The system was far from perfect even before sneaker bots were a thing, and as the owner of VP and co-founder at the AIOBot.com Alex Kabbara explains, “everyone who was big had a source, someone who’d back-door stock at the local Foot Locker or Nike, so it was unfair.” He furthers that getting a pair of sneakers at the retail price was actually out of the question for most sneakerheads, even when bots were not a thing.

Nike, Supreme, and other big brands have been taking into account the heavy botting traffic at each drop to make sure that regular users don’t suffer the influx of bot traffic that has more than once crashed more than one retailer websites. All the while, bot makers are getting sneakier, collaborating to pass a change in protocols to cop as many sneakers as possible. Most stores such as Nike have now placed an anti-botting clause in their terms of use and resorted to the Raffles system where users are selected systematically to ensure human purchase, one person per sneaker, but that doesn’t seem to solve the problem.

Another interesting aspect is the fact that not all bots are actually breaking any kind of website terms; some bots simply allow the users to leverage the speed to get their pre-scheduled order on time and efficiently quicker. It saves them long hours of wait and the chance that another bot user is going to snatch their chance away to buy their favorite pair of sneakers. And who are we kidding? It may just be another aftermarket seller looking to cop as many pairs as possible to make some extra buck; after all, it is not illegal

One can only begin to realize the ethical dilemma when you start to zoom out of the micro-level issues and look at the industry as a whole. Nike, Supreme, and other brands are competing to stay on top in the retail market, and the hype only increases when the latest “sneaker” as quickly as possible. Despite the fact that brands can actually press charges and good evidence that brands can track down the bot users, not even a single has been reported to date, coincidence? Definitely not!

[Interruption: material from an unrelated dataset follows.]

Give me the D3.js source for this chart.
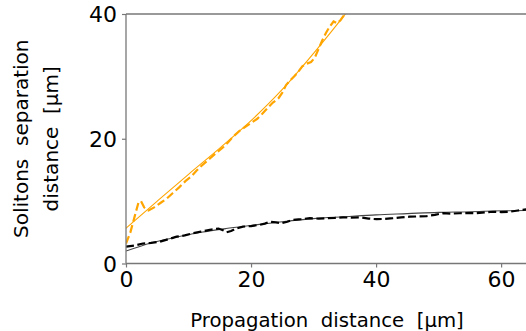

Another issue is the fact that even though the legislation to ban the use of bots to buy cinema tickets in the United States was approved, to date, there is no proper mechanism to bring the botters to justice. Michael, a bot shop owner, commented anonymously that even if the Stopping Grinch Bots Act was approved, it wouldn’t make much difference. People are already using proxies, and they are likely to use virtual private networks (VPNs) to get a workaround. On the one hand, brands are taking various measures to create the job harder for bot users, the industry is already in place, and as Kabbara puts it, “… anything humans can do, bots can simulate”.

Our Word

The U.S Footwear industry totaled up to $79.93 until 2017, and the global industry is believed to be reaching $320 billion by 2023. Everything is going online, and like it or not; bots are now a part of the game. While sneakers are a luxury rather than a necessity, regardless of what the brands do, as long as there is the internet, there would be bots. The best-case scenario for brands is to meet the botting industry halfway, creating a half botting half direct sale mechanism to create a new level plain field.